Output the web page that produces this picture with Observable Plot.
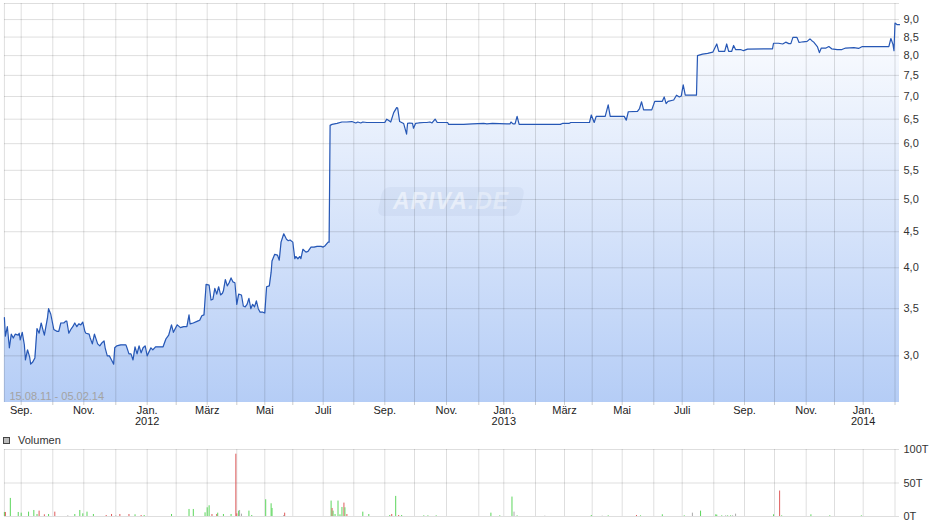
<!DOCTYPE html>
<html><head><meta charset="utf-8">
<script src="https://cdn.jsdelivr.net/npm/d3@7"></script>
<script src="https://cdn.jsdelivr.net/npm/@observablehq/plot@0.6"></script>
<style>
body{margin:0;background:#fff;font-family:"Liberation Sans",Arial,sans-serif;}
#wrap{position:relative;width:940px;height:526px;overflow:hidden;}
#main{position:absolute;left:0;top:0;}
#vol{position:absolute;left:0;top:443px;}
#legend{position:absolute;left:3px;top:433px;font-size:11px;color:#333;display:flex;align-items:center;height:14px;}
#legend .sw{width:5px;height:5px;background:#bbb;border:1px solid #444;margin-right:8px;}
#wm{position:absolute;left:380px;top:187px;width:142px;height:29px;border-radius:7px;background:rgba(140,160,200,0.10);transform:skewX(-12deg);}
#wmt{position:absolute;left:386px;top:187px;width:130px;height:29px;line-height:29px;font-size:23px;font-weight:bold;font-style:italic;color:rgba(255,255,255,0.5);letter-spacing:1px;text-align:center;}
</style></head>
<body>
<div id="wrap">
  <div id="main"></div>
  <div id="wm"></div>
  <div id="wmt">ARIVA<span style="color:rgba(255,255,255,0.35)">.DE</span></div>
  <div id="legend"><div class="sw"></div><span>Volumen</span></div>
  <div id="vol"></div>
</div>
<script>
// ---- data (days counted from 15.08.2011) ----
const startDate = "2011-08-15";
const endDate = "2014-02-05";
const dateRangeLabel = "15.08.11 - 05.02.14";
const monthLabels = ["Jan.","Feb.","März","Apr.","Mai","Juni","Juli","Aug.","Sep.","Okt.","Nov.","Dez."];
const priceTicks = [3.0,3.5,4.0,4.5,5.0,5.5,6.0,6.5,7.0,7.5,8.0,8.5,9.0];
const volumeTicks = [0,50,100];

const priceDays = [0,1,3,5,7,9,11,14,15,16,18,20,21,23,25,26,28,30,32,34,36,38,39,42,43,45,48,51,53,55,58,60,61,63,65,67,69,71,73,75,77,79,80,83,84,86,88,91,93,95,97,98,100,102,104,106,107,109,113,118,119,121,123,125,127,129,131,133,135,137,139,141,143,145,148,152,156,159,162,165,167,171,174,177,180,182,183,186,190,192,194,196,198,201,203,205,207,209,211,213,215,216,218,220,222,224,226,228,230,232,235,237,239,241,243,245,247,249,251,253,255,258,260,262,265,267,268,271,274,276,278,281,284,286,288,291,293,294,296,298,299,301,304,306,309,312,315,319,321,323,326,327,328,330,335,340,345,350,354,356,359,361,365,379,383,385,387,389,392,395,396,398,400,402,405,406,408,411,412,414,417,422,425,428,430,433,435,445,446,460,468,480,484,491,508,511,512,514,516,518,520,560,562,569,571,592,594,597,599,608,611,613,627,629,631,640,642,644,646,654,657,665,667,669,671,677,680,683,685,687,689,700,701,706,711,716,720,722,728,730,732,735,737,739,744,747,751,776,777,782,786,789,792,794,796,800,802,806,810,813,815,817,821,823,825,830,833,836,842,847,851,860,865,869,895,897,899,900,901,903,905];
const priceValues = [3.40,3.20,3.30,3.08,3.22,3.18,3.22,3.21,3.23,3.16,3.24,3.11,2.96,3.06,2.99,2.92,2.94,2.98,3.28,3.23,3.34,3.25,3.21,3.40,3.50,3.44,3.27,3.25,3.25,3.34,3.34,3.36,3.36,3.23,3.27,3.30,3.34,3.30,3.33,3.32,3.35,3.25,3.23,3.22,3.18,3.12,3.22,3.12,3.10,3.13,3.15,3.08,3.00,3.00,2.96,2.92,3.08,3.10,3.11,3.11,3.08,3.02,3.02,2.96,3.09,3.02,3.10,3.03,3.08,3.10,3.00,3.04,3.08,3.06,3.09,3.09,3.09,3.17,3.21,3.32,3.24,3.32,3.29,3.30,3.30,3.43,3.33,3.34,3.36,3.37,3.42,3.43,3.79,3.78,3.60,3.61,3.74,3.67,3.76,3.66,3.68,3.71,3.85,3.77,3.81,3.87,3.82,3.81,3.55,3.67,3.66,3.53,3.52,3.55,3.62,3.50,3.55,3.52,3.59,3.50,3.46,3.46,3.45,3.76,3.77,3.94,4.09,4.18,4.17,4.10,4.35,4.47,4.39,4.37,4.38,4.35,4.12,4.15,4.12,4.15,4.12,4.25,4.21,4.22,4.28,4.28,4.29,4.29,4.28,4.30,4.35,4.35,6.37,6.39,6.41,6.44,6.44,6.45,6.42,6.44,6.42,6.44,6.43,6.43,6.43,6.50,6.47,6.44,6.64,6.75,6.74,6.45,6.43,6.41,6.19,6.41,6.42,6.41,6.31,6.41,6.42,6.43,6.43,6.44,6.42,6.50,6.43,6.43,6.39,6.39,6.40,6.41,6.40,6.41,6.40,6.40,6.44,6.40,6.40,6.56,6.39,6.39,6.41,6.41,6.43,6.43,6.59,6.43,6.56,6.56,6.81,6.56,6.56,6.48,6.66,6.67,6.73,6.88,6.70,6.70,6.89,6.89,6.99,6.84,6.89,6.92,7.03,6.99,7.01,7.27,7.03,7.03,8.00,8.04,8.06,8.09,8.31,8.11,8.11,8.31,8.11,8.11,8.27,8.16,8.16,8.13,8.17,8.18,8.33,8.33,8.31,8.36,8.32,8.32,8.49,8.49,8.35,8.37,8.38,8.45,8.40,8.36,8.23,8.08,8.20,8.20,8.24,8.18,8.16,8.16,8.20,8.21,8.19,8.24,8.24,8.46,8.30,8.13,8.90,8.85,8.85];

// volume in thousands (T); direction: u = up, d = down, n = unchanged
const volDays   = [0,1,6,14,17,24,29,32,34,39,43,49,62,69,74,77,81,87,99,104,108,112,121,127,133,136,165,182,186,197,199,201,204,209,210,216,224,229,230,232,233,235,243,246,261,267,268,281,282,329,330,331,333,336,338,340,342,343,345,361,367,388,390,394,397,400,422,426,434,489,500,513,515,518,545,594,605,611,639,643,665,688,696,704,719,720,725,729,731,734,736,739,777,783,785,814,834,868];
const volValues = [6,6,27,6,5,6.5,9,3,8,2.5,3,6.5,1,3,9,4,6.5,3,1.5,3,1,3,3,2.5,1.5,1.5,3,10.5,10.5,5.5,13,16,3,3,5,3,3,93,4,8,9,3.5,8,1.5,25,19,12,1.5,5,23,12,8,3,23,2.5,13.5,20,13,3,6.5,3,1.5,3,30,1.5,1.5,1,1,1,5,1,29,6.5,1,0.5,1.5,0.5,1,1.5,1,2.5,1,5,8,2.5,2,1,1,1,1,1,3.5,2.5,38,1,2.5,1,1];
const volDirs   = ["u","d","u","u","u","u","u","u","d","d","u","d","n","u","u","u","u","u","d","d","n","d","d","u","d","u","u","u","u","u","u","u","d","d","u","u","u","d","d","u","n","n","u","u","u","u","u","n","d","u","d","u","u","u","u","u","d","u","d","u","u","u","d","u","d","u","u","u","u","u","u","u","n","u","n","u","n","u","d","u","u","u","n","u","u","u","u","n","u","u","n","n","u","d","u","u","u","u"];

// ---- build ----
const start = new Date(startDate + "T00:00Z");
const end = new Date(endDate + "T00:00Z");
const toDate = d => d3.utcDay.offset(start, d);
const prices = priceDays.map((d, i) => ({date: toDate(d), value: priceValues[i]}));
const volumes = volDays.map((d, i) => ({date: toDate(d), value: volValues[i], dir: volDirs[i]}));
const dirColor = {u: "#5cd65c", d: "#df5b5b", n: "#aaaaaa"};

const monthTicks = d3.utcMonth.range(d3.utcMonth.ceil(start), end);
const labelTicks = monthTicks.filter(d => d.getUTCMonth() % 2 === 0);
const monthFmt = d => monthLabels[d.getUTCMonth()] + (d.getUTCMonth() === 0 ? "\n" + d.getUTCFullYear() : "");

// the time axis is spaced by trading days: piecewise scale through month starts
const xDomain = [start, ...monthTicks, end];
const xRange = [3.9,20.7,52.3,83.3,115.3,146.7,175.7,206.7,236.3,264.3,292.3,322.7,353.3,384.3,414,446,478.3,503.3,535,564,591.7,621.7,653.3,681.7,713.3,744,774,805.7,834,862.7,894.5,899];
const xScale = {type: "utc", domain: xDomain, range: xRange, label: null};

const yDomain = [2.576, 9.485];
const gridStyle = {stroke: "#000", strokeOpacity: 0.13};
const font = {fontFamily: "'Liberation Sans', Arial, sans-serif", fontSize: "11px", background: "transparent", overflow: "visible"};

const gradient = () => {
  const defs = d3.create("svg:defs");
  const g = defs.append("linearGradient").attr("id", "pgrad").attr("x1", 0).attr("y1", 0).attr("x2", 0).attr("y2", 1);
  g.append("stop").attr("offset", "0%").attr("stop-color", "#fcfdff");
  g.append("stop").attr("offset", "100%").attr("stop-color", "#b5cdf6");
  return defs.node();
};

const mainChart = Plot.plot({
  width: 940, height: 432,
  marginTop: 3, marginBottom: 30, marginLeft: 4, marginRight: 41,
  style: font,
  x: xScale,
  y: {type: "log", domain: yDomain, label: null},
  marks: [
    gradient,
    Plot.areaY(prices, {x: "date", y1: yDomain[0], y2: "value", fill: "url(#pgrad)"}),
    Plot.gridX(monthTicks, gridStyle),
    Plot.gridY(priceTicks, gridStyle),
    Plot.ruleY([yDomain[1]], gridStyle),
    Plot.ruleX([start], gridStyle),
    Plot.lineY(prices, {x: "date", y: "value", stroke: "#2657b5", strokeWidth: 1.2}),
    Plot.axisX(monthTicks, {tickSize: 3, tickFormat: () => "", stroke: "#ccc", label: null}),
    Plot.axisX(labelTicks, {tickSize: 0, tickPadding: 4, tickFormat: monthFmt, fill: "#222", label: null}),
    Plot.axisY(priceTicks, {anchor: "right", tickSize: 0, tickPadding: 4, tickFormat: d => d.toFixed(1).replace(".", ","), fill: "#333", label: null}),
    Plot.text([dateRangeLabel], {frameAnchor: "bottom-left", dx: 5, dy: -3, fill: "#a3a3a3", textAnchor: "start", fontSize: 11})
  ]
});
document.getElementById("main").append(mainChart);

const volChart = Plot.plot({
  width: 940, height: 83,
  marginTop: 6, marginBottom: 10, marginLeft: 4, marginRight: 41,
  style: font,
  x: {...xScale, axis: null},
  y: {domain: [0, 100], label: null},
  color: {type: "identity"},
  marks: [
    Plot.gridX(monthTicks, gridStyle),
    Plot.gridY(volumeTicks, gridStyle),
    Plot.ruleX([start], gridStyle),
    Plot.ruleX(volumes, {x: "date", y1: 0, y2: "value", stroke: d => dirColor[d.dir], strokeWidth: 1}),
    Plot.axisY(volumeTicks, {anchor: "right", tickSize: 0, tickPadding: 4, tickFormat: d => d + "T", fill: "#333", label: null})
  ]
});
document.getElementById("vol").append(volChart);
</script>
</body></html>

### Short problem
Copy nothing but the lines from the top of the material through the line holding "const volumeTicks = [0,50,100];", exactly as written; omit pictures.

### Output below
Output the web page that produces this picture with Observable Plot.
<!DOCTYPE html>
<html><head><meta charset="utf-8">
<script src="https://cdn.jsdelivr.net/npm/d3@7"></script>
<script src="https://cdn.jsdelivr.net/npm/@observablehq/plot@0.6"></script>
<style>
body{margin:0;background:#fff;font-family:"Liberation Sans",Arial,sans-serif;}
#wrap{position:relative;width:940px;height:526px;overflow:hidden;}
#main{position:absolute;left:0;top:0;}
#vol{position:absolute;left:0;top:443px;}
#legend{position:absolute;left:3px;top:433px;font-size:11px;color:#333;display:flex;align-items:center;height:14px;}
#legend .sw{width:5px;height:5px;background:#bbb;border:1px solid #444;margin-right:8px;}
#wm{position:absolute;left:380px;top:187px;width:142px;height:29px;border-radius:7px;background:rgba(140,160,200,0.10);transform:skewX(-12deg);}
#wmt{position:absolute;left:386px;top:187px;width:130px;height:29px;line-height:29px;font-size:23px;font-weight:bold;font-style:italic;color:rgba(255,255,255,0.5);letter-spacing:1px;text-align:center;}
</style></head>
<body>
<div id="wrap">
  <div id="main"></div>
  <div id="wm"></div>
  <div id="wmt">ARIVA<span style="color:rgba(255,255,255,0.35)">.DE</span></div>
  <div id="legend"><div class="sw"></div><span>Volumen</span></div>
  <div id="vol"></div>
</div>
<script>
// ---- data (days counted from 15.08.2011) ----
const startDate = "2011-08-15";
const endDate = "2014-02-05";
const dateRangeLabel = "15.08.11 - 05.02.14";
const monthLabels = ["Jan.","Feb.","März","Apr.","Mai","Juni","Juli","Aug.","Sep.","Okt.","Nov.","Dez."];
const priceTicks = [3.0,3.5,4.0,4.5,5.0,5.5,6.0,6.5,7.0,7.5,8.0,8.5,9.0];
const volumeTicks = [0,50,100];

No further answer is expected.